Our nation’s condition has turned darker nowadays, because our current government clings to a “kacung kompeni” (“colonialist stooge”) mentality. Our President, the one who should be leading our country, acts like the Governor General during kompeni days. He oversees the issuance of liberal policies that are suspiciously similar to opendeur politiek, rolling out the red carpet for foreign investors (a.k.a. “the company”) to invest their hot money in Indonesia. It has apparently never seemed worthwhile to this regime to nurture and mentor our depressed national industry. Ironically, Donald Trump, a great capitalist entrepreneur who leads the mother of all capitalist countries, the United States of America, is currently struggling to protect his country’s national industry from the hollowing-out of Chinese industry. Then there is China itself, which relentlessly focuses its full international policy on protecting its national interest, specifically that of its national industries.
I briefly explained how the opendeur politiek in olden days is mirrored by the policy model currently embraced by our Government – all too familiar as it resembles the one used by the Dutch kompeni of another era. The decision to issue this “16th Economic Policy Package” is actually a rerun, a copy-and-paste of the kompeni’s old policies. The only difference is the name: during the colonial era, this policy was called the opendeur politiek, the “open-door policy for all foreign capital”. In this era of modern colonization, this policy is termed the “Investment Negative List” (Daftar Negatif Investasi – “DNI”). In other words, this list details the types of business where 100% foreign ownership is allowed or disallowed.
Just imagine how the current aggressive construction of infrastructure is meant to smooth the inflow of foreign investments as it was in the old days. Imagine too, if we allow 100% foreign capital control of business fields that are the livelihood of UKMs and cooperatives. Let us remember what the word “koeli” means. In English, it is spelled “coolie”. This is a Mandarin Chinese term meaning “lowlife worker”, someone not much better than a slave. Someone who works rough, unskilled jobs for very little pay. That is what our people are going to face with the issuance of this “Package”, as they will be at the mercy of foreign capitalists who own 100% of the businesses they invest in, right here in Indonesia.

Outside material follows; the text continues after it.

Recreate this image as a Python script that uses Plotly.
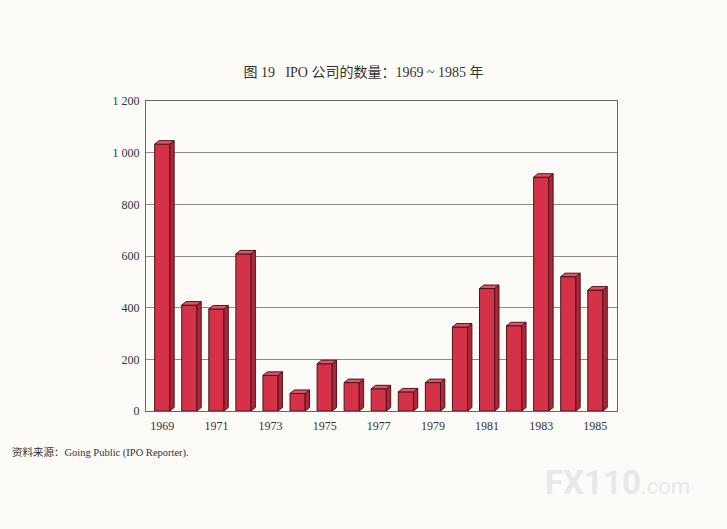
import plotly.graph_objects as go

# IPO counts per year
years = [1969, 1970, 1971, 1972, 1973, 1974, 1975, 1976, 1977,
         1978, 1979, 1980, 1981, 1982, 1983, 1984, 1985]
ipo_counts = [1033, 410, 395, 608, 138, 68, 183, 110, 86,
              74, 110, 325, 474, 330, 905, 520, 468]

y_ticks = [0, 200, 400, 600, 800, 1000, 1200]
y_tick_text = ["0", "200", "400", "600", "800", "1 000", "1 200"]
x_label_years = years[::2]

FONT = "Liberation Serif, Times New Roman, Noto Sans CJK SC, serif"
BG = "#fcfbf7"
FRONT = "#d5324a"
SIDE = "#b0253a"
TOP = "#e0546a"
EDGE = "#4a1616"

w = 0.56      # bar width (category units)
dx = 0.16     # depth offset in x
dy = 13.5     # depth offset in y (data units)

idx = list(range(len(years)))

# side and top faces for the 3D look
side_x, side_y, top_x, top_y = [], [], [], []
for i, v in zip(idx, ipo_counts):
    xl, xr = i - w / 2, i + w / 2
    side_x += [xr, xr + dx, xr + dx, xr, xr, None]
    side_y += [0, dy, v + dy, v, 0, None]
    top_x += [xl, xl + dx, xr + dx, xr, xl, None]
    top_y += [v, v + dy, v + dy, v, v, None]

fig = go.Figure()

fig.add_trace(go.Bar(
    x=idx, y=ipo_counts, width=w,
    marker=dict(color=FRONT, line=dict(color=EDGE, width=1)),
    hoverinfo="skip"
))
fig.add_trace(go.Scatter(
    x=side_x, y=side_y, mode="lines", fill="toself",
    fillcolor=SIDE, line=dict(color=EDGE, width=1), hoverinfo="skip"
))
fig.add_trace(go.Scatter(
    x=top_x, y=top_y, mode="lines", fill="toself",
    fillcolor=TOP, line=dict(color=EDGE, width=1), hoverinfo="skip"
))

fig.update_layout(
    width=727, height=529,
    margin=dict(l=146, r=110, t=101, b=118),
    paper_bgcolor=BG, plot_bgcolor=BG,
    showlegend=False,
    font=dict(family=FONT, color="#333333", size=12),
    title=dict(
        text="图 19   IPO 公司的数量：1969 ~ 1985 年",
        x=0.5, xanchor="center", y=0.864, yanchor="middle",
        font=dict(family=FONT, size=14, color="#333333")
    ),
    xaxis=dict(
        range=[-0.6, 16.8],
        tickvals=[years.index(y) for y in x_label_years],
        ticktext=[str(y) for y in x_label_years],
        showgrid=False, zeroline=False,
        showline=True, mirror=True, linecolor="#666666", linewidth=1,
        ticks="", ticklen=0, ticklabelstandoff=4
    ),
    yaxis=dict(
        range=[0, 1200],
        tickvals=y_ticks, ticktext=y_tick_text,
        showgrid=True, gridcolor="#8c8c8c", gridwidth=1,
        zeroline=False,
        showline=True, mirror=True, linecolor="#666666", linewidth=1,
        ticks="", ticklen=0, ticklabelstandoff=3
    ),
    annotations=[
        dict(
            text="资料来源：Going Public (IPO Reporter).",
            xref="paper", yref="paper", x=-136 / 471, y=-41 / 310,
            xanchor="left", yanchor="middle", showarrow=False,
            font=dict(family=FONT, size=10.5, color="#333333")
        ),
        dict(
            text="<b>FX110</b><span style='font-size:22px'>.com</span>",
            xref="paper", yref="paper", x=(543 - 146) / 471, y=-71 / 310,
            xanchor="left", yanchor="middle", showarrow=False,
            font=dict(family="Roboto, sans-serif", size=33, color="#e8e8e8")
        )
    ]
)

# drop the default page margin so the figure fills the window
fig.write_html(
    "out.html",
    config={"displayModeBar": False},
    post_script="document.body.style.margin='0';"
                "document.body.style.background='#fcfbf7';"
)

Modern “coolienization”, especially during the digital era, is a real concern that might just come true. Therefore, this modern opendeur politiek, framed as the “16th Economic Policy Package” must be rejected. Otherwise, what Bung Karno was worried about back in 1963 about “coolienization” will really come to pass with our people.
Let us heed Bung Karno’s warning: “And history shall write that there, between the continents of Asia and Australia, between the Pacific Ocean and the Indonesian Ocean, lived a nation that initially tried to live as a free nation again, but finally fell back into being a nation of coolies and the coolie of other nations (een natie van koelies, en een kolie onder de naties) ….”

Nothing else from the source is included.